*SOURCE DATA*.
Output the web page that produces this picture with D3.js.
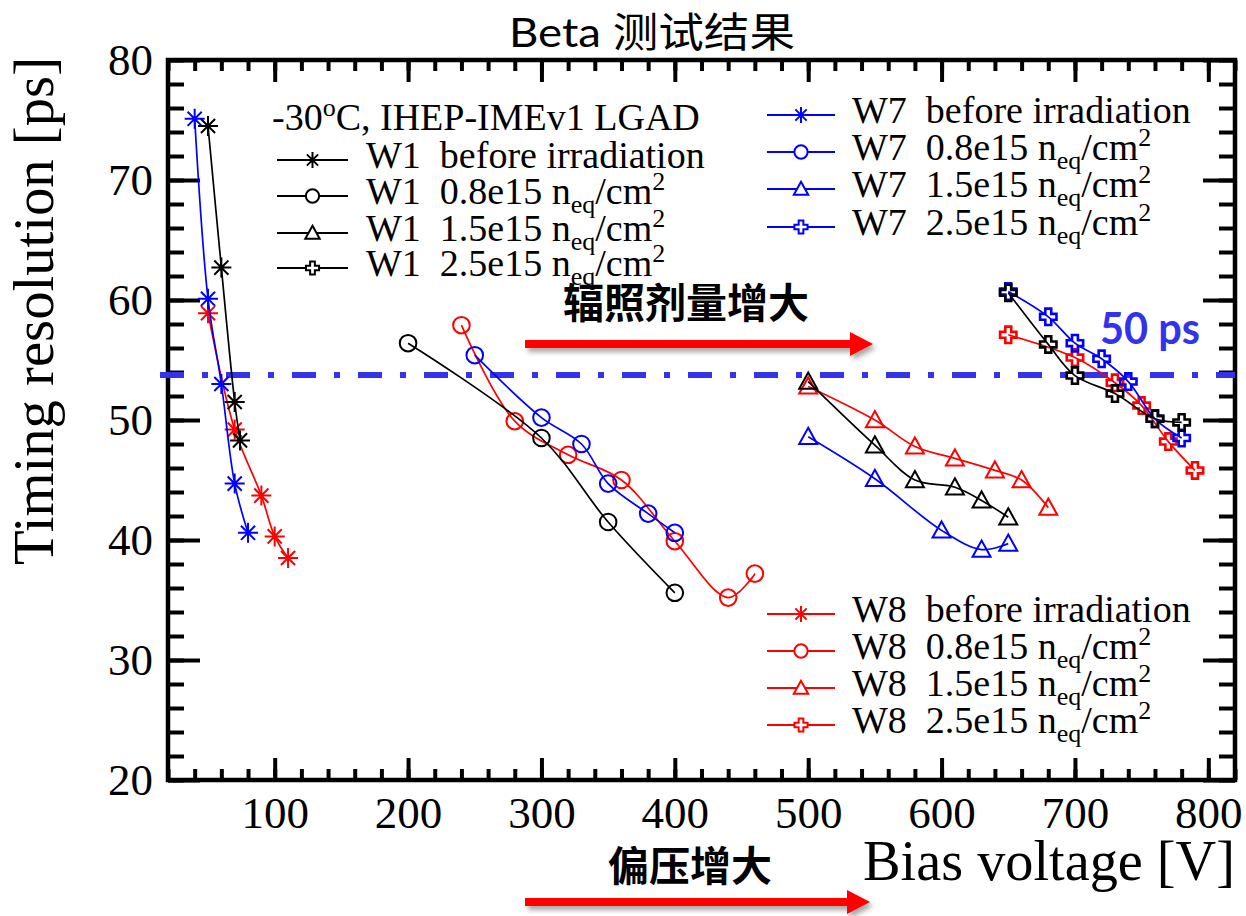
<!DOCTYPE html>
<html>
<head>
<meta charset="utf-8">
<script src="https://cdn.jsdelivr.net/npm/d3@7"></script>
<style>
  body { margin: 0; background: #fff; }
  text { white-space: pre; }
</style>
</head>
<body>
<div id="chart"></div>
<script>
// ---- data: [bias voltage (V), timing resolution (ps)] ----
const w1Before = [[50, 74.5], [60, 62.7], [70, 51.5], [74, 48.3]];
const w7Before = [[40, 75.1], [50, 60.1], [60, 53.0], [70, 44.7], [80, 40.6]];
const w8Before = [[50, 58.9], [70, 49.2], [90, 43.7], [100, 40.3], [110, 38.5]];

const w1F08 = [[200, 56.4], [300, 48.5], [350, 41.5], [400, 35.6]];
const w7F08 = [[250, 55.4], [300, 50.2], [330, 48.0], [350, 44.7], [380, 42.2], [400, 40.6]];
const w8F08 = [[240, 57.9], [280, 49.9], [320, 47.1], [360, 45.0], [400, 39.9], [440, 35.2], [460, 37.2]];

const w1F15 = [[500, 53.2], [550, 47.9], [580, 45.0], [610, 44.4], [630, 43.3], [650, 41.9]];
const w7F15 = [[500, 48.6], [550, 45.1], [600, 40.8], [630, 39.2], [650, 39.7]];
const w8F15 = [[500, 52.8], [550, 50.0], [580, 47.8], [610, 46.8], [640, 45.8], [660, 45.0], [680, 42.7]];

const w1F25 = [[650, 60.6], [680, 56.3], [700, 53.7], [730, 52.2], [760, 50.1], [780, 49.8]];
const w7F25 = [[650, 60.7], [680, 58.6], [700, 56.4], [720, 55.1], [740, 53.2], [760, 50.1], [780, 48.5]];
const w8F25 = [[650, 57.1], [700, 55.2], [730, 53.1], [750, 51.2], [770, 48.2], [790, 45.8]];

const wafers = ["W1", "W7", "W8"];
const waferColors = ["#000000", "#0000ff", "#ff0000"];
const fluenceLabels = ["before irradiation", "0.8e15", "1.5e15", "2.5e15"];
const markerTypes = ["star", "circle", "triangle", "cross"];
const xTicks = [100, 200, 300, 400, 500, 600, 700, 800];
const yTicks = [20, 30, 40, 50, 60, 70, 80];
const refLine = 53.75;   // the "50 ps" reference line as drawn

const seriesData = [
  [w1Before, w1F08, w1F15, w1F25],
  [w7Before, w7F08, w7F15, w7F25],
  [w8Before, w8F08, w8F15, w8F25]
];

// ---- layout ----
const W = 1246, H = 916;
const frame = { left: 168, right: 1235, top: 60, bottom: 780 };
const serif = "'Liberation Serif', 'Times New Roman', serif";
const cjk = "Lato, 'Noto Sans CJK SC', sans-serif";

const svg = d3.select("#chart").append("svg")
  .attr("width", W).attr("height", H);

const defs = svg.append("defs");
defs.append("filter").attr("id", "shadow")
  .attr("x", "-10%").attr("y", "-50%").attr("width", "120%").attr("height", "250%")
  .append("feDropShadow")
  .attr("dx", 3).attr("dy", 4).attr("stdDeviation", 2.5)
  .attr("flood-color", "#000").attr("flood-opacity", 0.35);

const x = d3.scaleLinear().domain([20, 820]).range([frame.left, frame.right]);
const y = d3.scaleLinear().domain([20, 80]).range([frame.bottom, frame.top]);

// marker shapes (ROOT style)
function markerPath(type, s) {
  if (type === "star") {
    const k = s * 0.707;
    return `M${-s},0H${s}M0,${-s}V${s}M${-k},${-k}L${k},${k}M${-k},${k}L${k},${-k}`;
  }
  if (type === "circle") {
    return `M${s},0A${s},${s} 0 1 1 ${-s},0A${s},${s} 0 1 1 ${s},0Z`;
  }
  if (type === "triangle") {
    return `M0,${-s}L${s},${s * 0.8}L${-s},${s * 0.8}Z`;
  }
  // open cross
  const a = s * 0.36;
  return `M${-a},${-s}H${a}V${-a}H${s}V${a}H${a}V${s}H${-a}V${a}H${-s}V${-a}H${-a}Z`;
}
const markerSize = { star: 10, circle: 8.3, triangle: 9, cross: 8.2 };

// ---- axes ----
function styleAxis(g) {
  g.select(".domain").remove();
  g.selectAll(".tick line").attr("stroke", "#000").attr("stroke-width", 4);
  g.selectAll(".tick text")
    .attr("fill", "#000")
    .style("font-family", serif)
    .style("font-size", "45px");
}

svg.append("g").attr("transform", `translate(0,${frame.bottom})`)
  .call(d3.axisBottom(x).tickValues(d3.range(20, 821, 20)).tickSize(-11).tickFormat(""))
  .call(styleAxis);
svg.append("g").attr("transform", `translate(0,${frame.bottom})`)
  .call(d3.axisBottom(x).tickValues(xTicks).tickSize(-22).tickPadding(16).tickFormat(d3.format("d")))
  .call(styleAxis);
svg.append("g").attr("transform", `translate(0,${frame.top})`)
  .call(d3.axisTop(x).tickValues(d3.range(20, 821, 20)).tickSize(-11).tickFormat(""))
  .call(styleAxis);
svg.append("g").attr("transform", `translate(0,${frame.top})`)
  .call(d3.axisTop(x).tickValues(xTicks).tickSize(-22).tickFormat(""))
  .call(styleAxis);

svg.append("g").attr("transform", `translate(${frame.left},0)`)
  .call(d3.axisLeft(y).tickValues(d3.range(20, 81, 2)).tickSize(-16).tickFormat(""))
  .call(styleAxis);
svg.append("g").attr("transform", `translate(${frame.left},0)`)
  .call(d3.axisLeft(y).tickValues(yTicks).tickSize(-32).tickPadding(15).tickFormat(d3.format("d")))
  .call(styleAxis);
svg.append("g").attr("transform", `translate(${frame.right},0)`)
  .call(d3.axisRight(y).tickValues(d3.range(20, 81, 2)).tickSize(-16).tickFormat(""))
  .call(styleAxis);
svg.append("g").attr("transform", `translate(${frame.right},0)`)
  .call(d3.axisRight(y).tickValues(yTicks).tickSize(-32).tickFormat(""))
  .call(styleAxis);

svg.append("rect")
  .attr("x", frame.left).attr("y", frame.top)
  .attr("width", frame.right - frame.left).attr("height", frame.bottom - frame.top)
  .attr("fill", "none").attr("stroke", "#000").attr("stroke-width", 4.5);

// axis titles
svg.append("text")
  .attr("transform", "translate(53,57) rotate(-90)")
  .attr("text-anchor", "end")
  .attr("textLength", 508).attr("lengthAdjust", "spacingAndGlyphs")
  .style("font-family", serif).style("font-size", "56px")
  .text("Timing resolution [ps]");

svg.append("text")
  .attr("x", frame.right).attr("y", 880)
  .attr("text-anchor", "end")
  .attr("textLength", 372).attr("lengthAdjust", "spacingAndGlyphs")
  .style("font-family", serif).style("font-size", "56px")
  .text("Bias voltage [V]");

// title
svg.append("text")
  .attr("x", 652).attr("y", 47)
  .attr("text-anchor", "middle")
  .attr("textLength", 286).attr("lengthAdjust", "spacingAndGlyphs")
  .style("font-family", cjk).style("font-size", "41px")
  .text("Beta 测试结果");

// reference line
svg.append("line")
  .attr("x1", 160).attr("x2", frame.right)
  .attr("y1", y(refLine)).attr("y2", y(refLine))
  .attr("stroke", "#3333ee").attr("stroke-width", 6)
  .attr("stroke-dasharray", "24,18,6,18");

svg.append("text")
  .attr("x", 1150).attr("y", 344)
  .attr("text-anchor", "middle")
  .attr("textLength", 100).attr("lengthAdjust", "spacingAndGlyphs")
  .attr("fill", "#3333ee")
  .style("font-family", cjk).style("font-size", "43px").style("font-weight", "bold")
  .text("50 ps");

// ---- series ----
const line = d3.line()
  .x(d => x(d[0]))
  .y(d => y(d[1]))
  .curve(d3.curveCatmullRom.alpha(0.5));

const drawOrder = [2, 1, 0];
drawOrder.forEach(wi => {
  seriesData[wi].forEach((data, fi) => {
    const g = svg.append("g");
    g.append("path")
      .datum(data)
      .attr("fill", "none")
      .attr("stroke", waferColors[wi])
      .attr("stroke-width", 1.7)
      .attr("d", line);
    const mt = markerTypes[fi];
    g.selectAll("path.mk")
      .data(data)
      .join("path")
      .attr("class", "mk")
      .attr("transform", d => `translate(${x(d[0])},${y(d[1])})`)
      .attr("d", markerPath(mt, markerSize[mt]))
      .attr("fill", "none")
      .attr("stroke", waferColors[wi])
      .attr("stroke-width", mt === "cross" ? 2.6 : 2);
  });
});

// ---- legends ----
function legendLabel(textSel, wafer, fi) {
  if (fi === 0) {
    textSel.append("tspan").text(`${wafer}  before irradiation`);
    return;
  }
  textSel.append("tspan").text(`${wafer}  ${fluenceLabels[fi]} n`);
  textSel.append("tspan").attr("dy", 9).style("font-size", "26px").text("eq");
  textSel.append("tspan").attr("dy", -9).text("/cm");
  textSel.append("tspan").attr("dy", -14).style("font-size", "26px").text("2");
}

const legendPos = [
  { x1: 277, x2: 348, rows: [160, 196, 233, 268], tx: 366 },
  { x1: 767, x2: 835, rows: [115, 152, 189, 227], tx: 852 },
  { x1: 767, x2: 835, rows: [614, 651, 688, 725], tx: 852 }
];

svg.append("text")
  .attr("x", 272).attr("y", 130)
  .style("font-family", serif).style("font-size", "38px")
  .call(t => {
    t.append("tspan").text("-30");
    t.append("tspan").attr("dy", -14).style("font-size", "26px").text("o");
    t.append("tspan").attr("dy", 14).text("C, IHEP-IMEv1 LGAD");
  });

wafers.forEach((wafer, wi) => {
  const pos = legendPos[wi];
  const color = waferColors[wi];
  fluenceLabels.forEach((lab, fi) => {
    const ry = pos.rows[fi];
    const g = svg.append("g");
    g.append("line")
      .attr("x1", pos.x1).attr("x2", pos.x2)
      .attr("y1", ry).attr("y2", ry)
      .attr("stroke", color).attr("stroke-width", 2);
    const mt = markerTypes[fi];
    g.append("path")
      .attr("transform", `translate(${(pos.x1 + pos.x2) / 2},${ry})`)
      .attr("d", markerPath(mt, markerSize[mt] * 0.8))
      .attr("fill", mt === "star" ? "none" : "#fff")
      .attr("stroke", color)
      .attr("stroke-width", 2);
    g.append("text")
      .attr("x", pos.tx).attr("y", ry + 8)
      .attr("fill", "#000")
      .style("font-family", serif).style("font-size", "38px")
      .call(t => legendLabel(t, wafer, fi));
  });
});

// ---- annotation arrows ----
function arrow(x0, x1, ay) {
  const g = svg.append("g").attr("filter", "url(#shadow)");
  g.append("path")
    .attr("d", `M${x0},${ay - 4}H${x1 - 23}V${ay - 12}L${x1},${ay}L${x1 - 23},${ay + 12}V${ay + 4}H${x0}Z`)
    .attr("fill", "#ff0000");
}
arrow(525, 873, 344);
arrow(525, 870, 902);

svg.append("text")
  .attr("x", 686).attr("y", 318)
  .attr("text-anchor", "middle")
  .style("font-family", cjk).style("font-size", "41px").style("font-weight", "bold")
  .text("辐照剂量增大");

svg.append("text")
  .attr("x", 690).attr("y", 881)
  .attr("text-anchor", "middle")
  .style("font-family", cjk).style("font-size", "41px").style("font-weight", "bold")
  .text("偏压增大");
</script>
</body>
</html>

*WHAT YOU ARE ASKED TO DO*. Starting at the top of the listing above, reproduce each line up to and including the one with "35.2], [460, 37.2]];"; omit the pictures.

*SOLUTION FOR THIS PROBLEM*.
Output the web page that produces this picture with D3.js.
<!DOCTYPE html>
<html>
<head>
<meta charset="utf-8">
<script src="https://cdn.jsdelivr.net/npm/d3@7"></script>
<style>
  body { margin: 0; background: #fff; }
  text { white-space: pre; }
</style>
</head>
<body>
<div id="chart"></div>
<script>
// ---- data: [bias voltage (V), timing resolution (ps)] ----
const w1Before = [[50, 74.5], [60, 62.7], [70, 51.5], [74, 48.3]];
const w7Before = [[40, 75.1], [50, 60.1], [60, 53.0], [70, 44.7], [80, 40.6]];
const w8Before = [[50, 58.9], [70, 49.2], [90, 43.7], [100, 40.3], [110, 38.5]];

const w1F08 = [[200, 56.4], [300, 48.5], [350, 41.5], [400, 35.6]];
const w7F08 = [[250, 55.4], [300, 50.2], [330, 48.0], [350, 44.7], [380, 42.2], [400, 40.6]];
const w8F08 = [[240, 57.9], [280, 49.9], [320, 47.1], [360, 45.0], [400, 39.9], [440, 35.2], [460, 37.2]];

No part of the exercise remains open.